I’ve (and everyone else I’ve asked around here) always thought it meant within the next 60 minutes.

Exactly.

If “the hour” refers to the timeframe between the last and the next full hour on the clock, then logically, the phrase “within the hour” could refer to something that happened earlier, since that would also be an event that happened after the last clock hour but before the one coming up (i.e., something that happened at 10:15 when it’s 10:20 now). Not very useful, is it?

Either that, or the phrase would have a sort of half-life decay of usefulness, where at 10:00 it has a full 60 minutes worth of utility, but by 10:50 only 10 minutes. When would you ever use this phrase, really, instead of “within an hour”?

75 minutes…

…which is 60 minutes from saying it and a 15 minute leaway.

When we invented Daylight Saving(s) Times the meaning of within the hour went out the window, as it could mean 1h59m, which is just ludicrous.

I’m on his boat with this one.

AN and THE makes all the difference. I never hear anyone say THE though.

Agreed. It never occured to me that when someone used that expression they were refering to an hour on the clock, rather than an actual hour time period starting when they say it, and ending up to 60 minutes later. If anyone has ever said it to me and mean by the end of whatever clock-hour they said it during, I haven’t noticed.

Why would someone say that rather than by _ o’clock? It’s now 7:38, why would anyone say within the hour if they really meant within 22 minutes from now :confused:

So what? It means what it means, regardless of how useful that may or may not be.

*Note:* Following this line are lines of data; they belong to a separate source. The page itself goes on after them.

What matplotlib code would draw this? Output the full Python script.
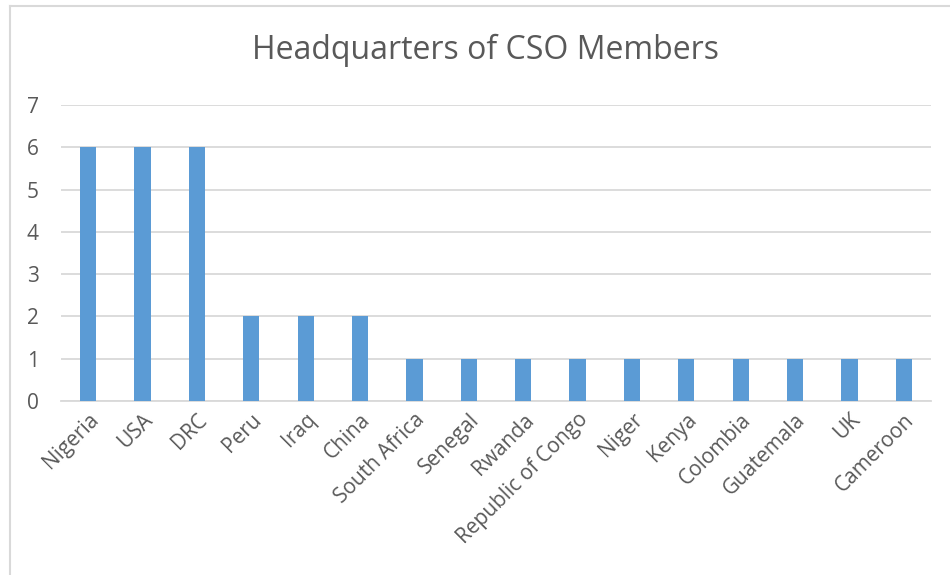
import matplotlib
matplotlib.use("Agg")
from matplotlib import pyplot as plt
import numpy as np

plt.rcParams['font.family'] = ['Open Sans', 'DejaVu Sans']

# data
countries = ["Nigeria", "USA", "DRC", "Peru", "Iraq", "China", "South Africa",
             "Senegal", "Rwanda", "Republic of Congo", "Niger", "Kenya",
             "Colombia", "Guatemala", "UK", "Cameroon"]
members = [6, 6, 6, 2, 2, 2, 1, 1, 1, 1, 1, 1, 1, 1, 1, 1]
yticks = [0, 1, 2, 3, 4, 5, 6, 7]

textcol = "#595959"
gridcol = "#D9D9D9"

fig = plt.figure(figsize=(9.5, 5.75), dpi=100)
ax = fig.add_axes([61/950, 1-401/575, (931-61)/950, (401-105)/575])

x = np.arange(len(countries))
ax.bar(x, members, width=0.3, color="#5B9BD5", zorder=3)

ax.set_xlim(-0.5, len(countries)-0.5)
ax.set_ylim(0, 7)
ax.set_yticks(yticks)
ax.grid(axis="y", color=gridcol, linewidth=1.3, zorder=0)
for s in ["top", "right", "left"]:
    ax.spines[s].set_visible(False)
ax.spines["bottom"].set_color(gridcol)
ax.spines["bottom"].set_linewidth(1.3)
ax.tick_params(length=0, colors=textcol, labelsize=15)
ax.tick_params(axis="y", pad=16)
ax.tick_params(axis="x", pad=6)
ax.set_xticks(x)
ax.set_xticklabels(countries, rotation=45, ha="right", rotation_mode="anchor")

fig.text(486/950, 1-50/575, "Headquarters of CSO Members", ha="center", va="center",
         fontsize=23, color=textcol)

# chart area border (cropped on the right and bottom)
fig.add_artist(plt.Line2D([10/950, 10/950], [0, 1-6/575], transform=fig.transFigure,
                          color=gridcol, linewidth=1.5))
fig.add_artist(plt.Line2D([10/950, 1], [1-6/575, 1-6/575], transform=fig.transFigure,
                          color=gridcol, linewidth=1.5))

fig.savefig("out.png", dpi=100)
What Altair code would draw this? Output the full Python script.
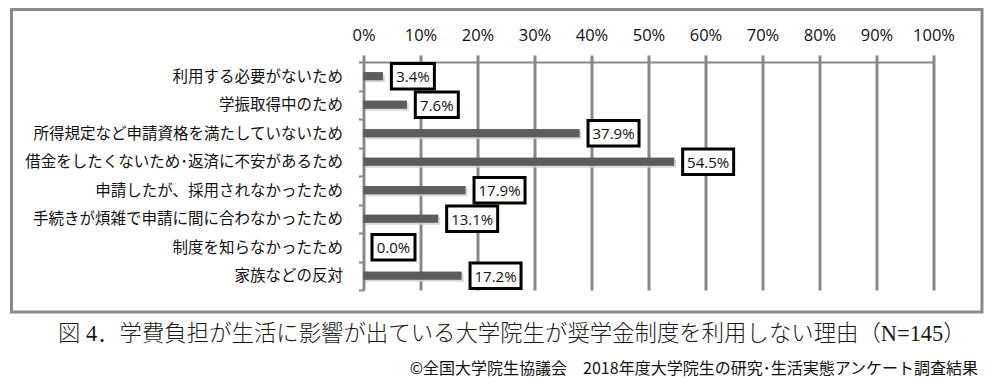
import altair as alt
import pandas as pd

categories = [
    "利用する必要がないため",
    "学振取得中のため",
    "所得規定など申請資格を満たしていないため",
    "借金をしたくないため･返済に不安があるため",
    "申請したが、採用されなかったため",
    "手続きが煩雑で申請に間に合わなかったため",
    "制度を知らなかったため",
    "家族などの反対",
]
values = [3.4, 7.6, 37.9, 54.5, 17.9, 13.1, 0.0, 17.2]
tick_values = [0, 10, 20, 30, 40, 50, 60, 70, 80, 90, 100]
title_text = "図 4．学費負担が生活に影響が出ている大学院生が奨学金制度を利用しない理由（N=145）"
footer_text = "©全国大学院生協議会　2018年度大学院生の研究･生活実態アンケート調査結果"

df = pd.DataFrame({"reason": categories, "pct": values})

GRID = "#898989"
x_scale = alt.Scale(domain=[0, 100], nice=False, zero=True)
y_scale = alt.Scale(domain=categories, paddingInner=0, paddingOuter=0)

x_axis = alt.Axis(
    orient="top", values=tick_values, labelExpr="datum.value + '%'", title=None,
    grid=True, gridColor=GRID, gridWidth=3, gridOpacity=1,
    ticks=True, tickColor=GRID, tickWidth=3, tickSize=7,
    domain=True, domainColor=GRID, domainWidth=2,
    labelFont="Open Sans", labelFontSize=16.5, labelColor="#111", labelPadding=12,
    labelOverlap=False, labelFlush=False,
)
y_axis = alt.Axis(
    title=None, grid=False, tickBand="extent", tickSize=5, tickColor=GRID, tickWidth=2,
    domain=True, domainColor=GRID, domainWidth=2,
    labelFont="Noto Sans CJK JP", labelFontSize=15.5, labelColor="#111",
    labelPadding=16, labelLimit=0, labelOverlap=False,
)

base = alt.Chart(df)
X = alt.X("pct:Q", scale=x_scale, axis=x_axis)
Y = alt.Y("reason:N", scale=y_scale, sort=categories, axis=y_axis)

bars = base.mark_bar(color="#5c5c5c", size=8).encode(x=X, y=Y)
shadow = base.mark_bar(color="#cfcfcf", size=8, yOffset=2, xOffset=2, x2Offset=2, opacity=0.8).encode(x=X, y=Y)

lab = base.transform_calculate(label="format(datum.pct, '.1f') + '%'")
short = lab.transform_filter("length(datum.label) == 4")
long_ = lab.transform_filter("length(datum.label) == 5")

box_s = short.mark_bar(fill="white", stroke="black", strokeWidth=3, size=25.5,
                       xOffset=8.5, x2Offset=51.5).encode(x=X, x2=alt.X2("pct:Q"), y=Y)
box_l = long_.mark_bar(fill="white", stroke="black", strokeWidth=3, size=25.5,
                       xOffset=8.5, x2Offset=59.5).encode(x=X, x2=alt.X2("pct:Q"), y=Y)
txt_s = short.mark_text(font="Open Sans", fontSize=15, color="#111", align="center",
                        baseline="middle", dx=30, dy=1).encode(x=X, y=Y, text="label:N")
txt_l = long_.mark_text(font="Open Sans", fontSize=15, color="#111", align="center",
                        baseline="middle", dx=34, dy=1).encode(x=X, y=Y, text="label:N")

frame = alt.Chart(pd.DataFrame({"k": [0]})).mark_rect(
    fillOpacity=0, stroke="#8a8a8a", strokeWidth=3
).encode(x=alt.value(-352), x2=alt.value(618.5), y=alt.value(-52.5), y2=alt.value(250))

title = alt.Chart(pd.DataFrame({"t": [title_text]})).mark_text(
    font="Liberation Serif, Noto Sans CJK JP", fontSize=22.4, fontWeight=300, color="#1a1a1a",
    align="left", baseline="middle"
).encode(x=alt.value(-305.5), y=alt.value(272), text="t:N")

footer = alt.Chart(pd.DataFrame({"t": [footer_text]})).mark_text(
    font="Noto Sans CJK JP", fontSize=16, color="#111",
    align="right", baseline="middle"
).encode(x=alt.value(614.5), y=alt.value(307), text="t:N")

chart = alt.layer(bars, shadow, bars, box_s, box_l, txt_s, txt_l, frame, title, footer).properties(
    width=570, height=228,
    padding={"left": 355.5, "top": 54, "right": 51, "bottom": 90},
    autosize=alt.AutoSizeParams(type="none"),
    background="white",
).configure_view(stroke=None)

chart.save("out.html", embed_options={"renderer": "svg", "actions": False})
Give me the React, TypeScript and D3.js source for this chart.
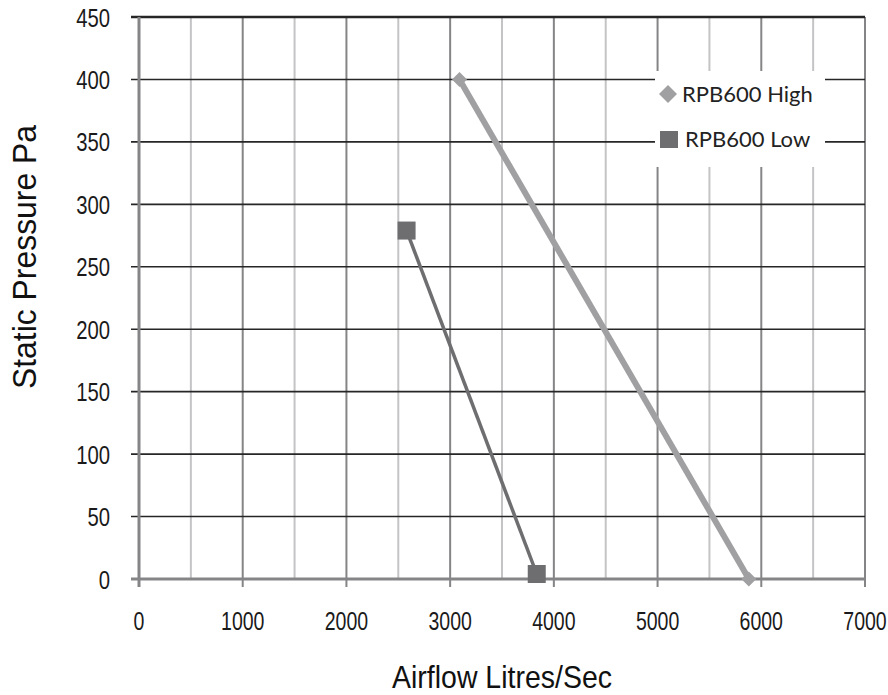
import React from "react";
import * as d3 from "d3";

const xTicks = [0, 1000, 2000, 3000, 4000, 5000, 6000, 7000];
const xMinor = [500, 1500, 2500, 3500, 4500, 5500, 6500];
const yTicks = [0, 50, 100, 150, 200, 250, 300, 350, 400, 450];
const highX = [3090, 5880];
const highY = [400, 0];
const lowX = [2580, 3835];
const lowY = [279, 4];
const seriesNames = ["RPB600 High", "RPB600 Low"];

const W = 888, H = 695;
const L = 139, R = 865, T = 17, B = 579;

const diamond = (r: number) => `M0,${-r}L${r},0L0,${r}L${-r},0Z`;

export default function App() {
  const x = d3.scaleLinear().domain([0, 7000]).range([L, R]);
  const y = d3.scaleLinear().domain([0, 450]).range([B, T]);
  const line = d3.line<[number, number]>().x(d => x(d[0])).y(d => y(d[1]));
  const high: [number, number][] = highX.map((v, i) => [v, highY[i]]);
  const low: [number, number][] = lowX.map((v, i) => [v, lowY[i]]);
  const tickFont = "'Liberation Sans', Arial, sans-serif";
  const legendFont = "Lato, 'Open Sans', sans-serif";
  return (
    <svg width={W} height={H} style={{ position: "absolute", left: 0, top: 0, background: "#fff" }}>
      {xMinor.map(v => (
        <line key={"m" + v} x1={x(v)} x2={x(v)} y1={T} y2={B} stroke="#c4c4c6" strokeWidth={2} />
      ))}
      {xTicks.slice(1).map(v => (
        <line key={"g" + v} x1={x(v)} x2={x(v)} y1={T} y2={B + 8} stroke="#858587" strokeWidth={2} />
      ))}
      {yTicks.slice(1).map(v => (
        <line key={"h" + v} x1={L - 8} x2={R} y1={y(v)} y2={y(v)} stroke="#262626" strokeWidth={v === 450 ? 2.5 : 1.6} />
      ))}
      <line x1={L} x2={L} y1={T} y2={B + 8} stroke="#858587" strokeWidth={3} />
      <line x1={L - 8} x2={R + 1} y1={B} y2={B} stroke="#858587" strokeWidth={3} />
      {/* legend */}
      <rect x={655} y={71} width={170} height={96} fill="#fff" />
      <path d={diamond(9)} transform="translate(668,94)" fill="#a0a0a2" />
      <text x={682} y={102} fontFamily={legendFont} fontSize={22} fill="#222">{seriesNames[0]}</text>
      <rect x={660} y={131} width={18} height={17} fill="#6e6e71" />
      <text x={685} y={147} fontFamily={legendFont} fontSize={22} fill="#222">{seriesNames[1]}</text>
      {/* series */}
      <path d={line(high) as string} stroke="#a0a0a2" strokeWidth={6} fill="none" />
      {high.map((d, i) => (
        <path key={"hd" + i} d={diamond(7.5)}
          transform={`translate(${x(d[0])},${y(d[1])})`} fill="#a0a0a2" />
      ))}
      <path d={line(low) as string} stroke="#6e6e71" strokeWidth={3.5} fill="none" />
      {low.map((d, i) => (
        <rect key={"ls" + i} x={x(d[0]) - 9} y={y(d[1]) - 9} width={18} height={18} fill="#6e6e71" />
      ))}
      {yTicks.map(v => (
        <text key={"yl" + v} transform={`translate(110,${y(v) + 9.5}) scale(0.78,1)`} textAnchor="end"
          fontFamily={tickFont} fontSize={26} fill="#1a1a1a">{v}</text>
      ))}
      {xTicks.map(v => (
        <text key={"xl" + v} transform={`translate(${x(v)},630) scale(0.78,1)`} textAnchor="middle"
          fontFamily={tickFont} fontSize={25} fill="#1a1a1a">{v}</text>
      ))}
      <text transform="translate(36,257) rotate(-90)" textAnchor="middle" fontFamily={tickFont}
        fontSize={33} textLength={264} lengthAdjust="spacingAndGlyphs" fill="#111">Static Pressure Pa</text>
      <text x={502} y={688} textAnchor="middle" fontFamily={tickFont} fontSize={32}
        textLength={220} lengthAdjust="spacingAndGlyphs" fill="#111">Airflow Litres/Sec</text>
    </svg>
  );
}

It is only one of a set of similar phrases:
-Within the day (meaning before sunset or close of business)
-Within the week (meaning before the weekend)

And I’m sure they all traditionally mean “before the current named period of time expires”. That’s why the definite article is used.

Yes, and no. I don’t argue that this is the logical distinction, but I think using it this way is (a) in the minority, (b) is on the wane and (c) would cause confusion. If we go beyond “what things SHOULD mean” to “what things DO mean” (when used in general communication), utility will trump logic/sense in the long run.

I remember reading a vicious diatribe written sometime in the late 1800s against the increasing use of “terrific” to mean “really good”, since “terrific” had its roots in the word “terror” and meant, had always meant, and logically should always mean “something that inspires terror”, just as “horrific” meant “inspiring horror”. Back then it was just reverse-negative slang, on the order of someone using “wicked” these days to mean “awesome, really neat-o, hey that’s cool”. But by now you’d be hard pressed to find any native speaker of English who would even agree that the word “terrific” could mean “inspiring terror” until you pointed out the similarity to horror->horrific. And the final reaction would probably be a shrug and a “hey, that’s weird”, instead of “hey, I’ve been using ‘terrific’ ALL WRONG, time to line up my language use in line with logic!”

If (a) fewer people use “within the hour” to mean “by the next full clock hour” than to mean “within an hour”, and (b) those who do use it this way get to use it far more rarely, then I can only conclude that this usage is not long for this world, whatever the logical interpretation of the words are or should be.

I agree that usage defines and modifies language, and I suspect that the minority relegation of my interpretation is a phenomenon of American usage. I’d be surprised if the situation is the same here in the UK - certainly my (limited) experience would seem to suggest that the two forms mean two different things in common usage here.